The Australian fossil fuel industry, with the support of the federal government, is spending significant sums trying to produce hydrogen from coal and gas, coupled with the promise of carbon capture and storage, even though new studies say this combination will increase rather than cut emissions.
“The oil and gas sector is preying on public hope, and the political opportunism this allows – by allowing the colours of the rainbow and calling it clean hydrogen, which of course, being made from fossil fuels, it is anything but,” Forrest said.
“Blue, grey, pink, yellow hydrogen is not renewable green hydrogen. And don’t get me started on the smokescreen of sequestration.
“The most recent argument that hydrogen made from fossil fuel whose carbon emissions have attempted to be sequestered – buried in the ground – is “the new green”, is false. Regardless of the success of sequestration – it normally fails, there are huge carbon emissions emitted in its process.
“If it is not renewable green, don’t be fooled by any other colour coded spin. Any other colour than renewable green is dirty hydrogen.”
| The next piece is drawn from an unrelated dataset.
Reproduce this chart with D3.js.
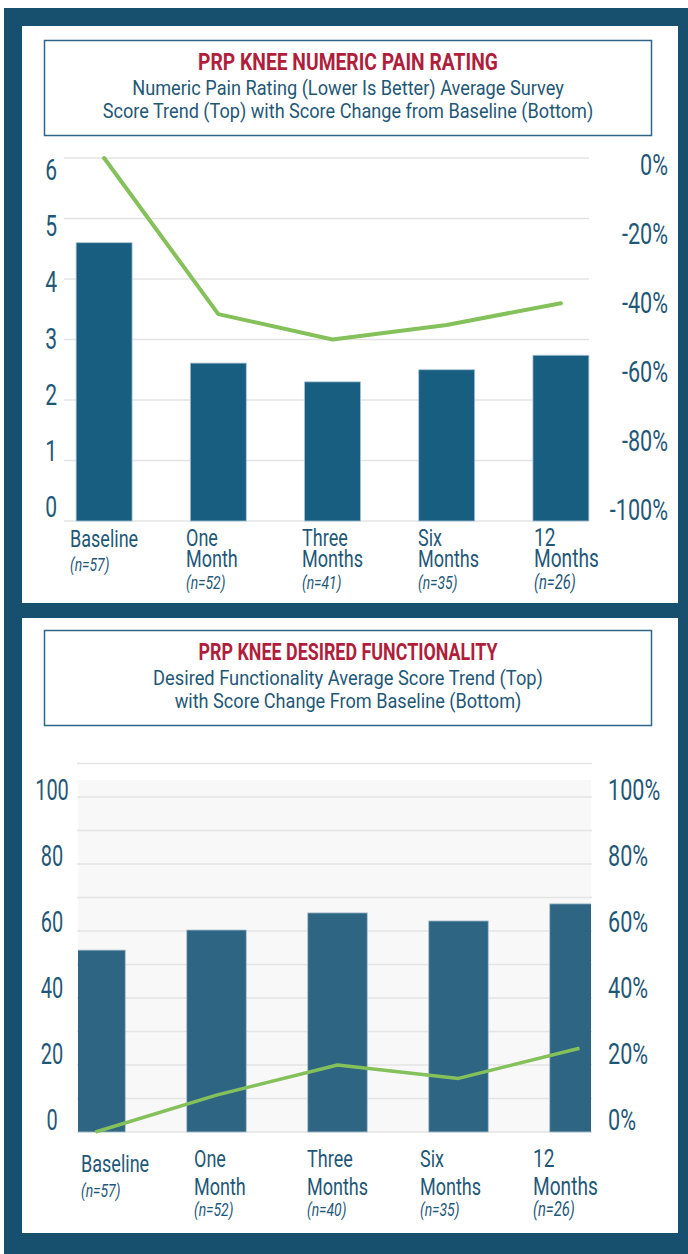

Forrest says the green hydrogen market could create revenues of $US12 trillion ($A16 trillion) by 2050, an industry on the scale unlike any ever seen, as it meets clean energy needs in transport, energy and industry.
Forrest’s own plans for FFI are to produce 15 million tonnes of renewable green hydrogen a year by 2030, “increasing to 50 million tonnes per annum thereafter – a scale equal to the very largest oil and gas companies today.”
This is certainly ambitious. It is not clear if Forrest is referring to green hydrogen only or green ammonia, but if it is green hydrogen only then it will likely need wind, solar or hydro at a scale in the hundreds of gigawatts.
FFI is yet to reveal exactly where it will source these zero emissions technologies, although it has reportedly been securing major land access deals in Western Australia, particularly in the Pilbara.
The biggest project unveiled to date in Australia, and the world, is a 50GW wind and solar facility north of Esperance in Western Australia, which will focus on green ammonia. But this project – if it goes ahead – will not likely get investment approval for at least another five years.
“We have secured agreements with countries all over the world to develop significant renewable energy sources to produce renewable green hydrogen,” Forrest said.
“We will also aggressively pursue projects across Australia and develop renewable energy at an unprecedented scale.”
Forrest says the latest IPCC report makes clear that the world is in a race to “save the environment as we know it.” He said it was a race to Net Zero, and said the UN-sponsored COP26 climate meeting in Glasgow in November will be so important for the world.
“This is our last chance to slow, then stop, the planet cooking,” Forrest said.
“I am not in the doomsday business; I’m an optimist, and I am in the solutions business. My answer is renewable Green Hydrogen.
“Our greatest natural resource isn’t iron ore, it isn’t gold, it isn’t gas, it’s certainly not oil or coal, it is green hydrogen.
“Hydrogen is by far the most common element of the universe. We aren’t going to run out of it anytime soon. It makes up 75% of the mass of the universe.
“To make it, all you need to do is run electricity through water. When that electricity is from 100 per cent renewable electricity, the result is green hydrogen, the only clean source of energy in the world, and one that could replace up to 75 per cent of our emissions, if we had the technology and the scale today.”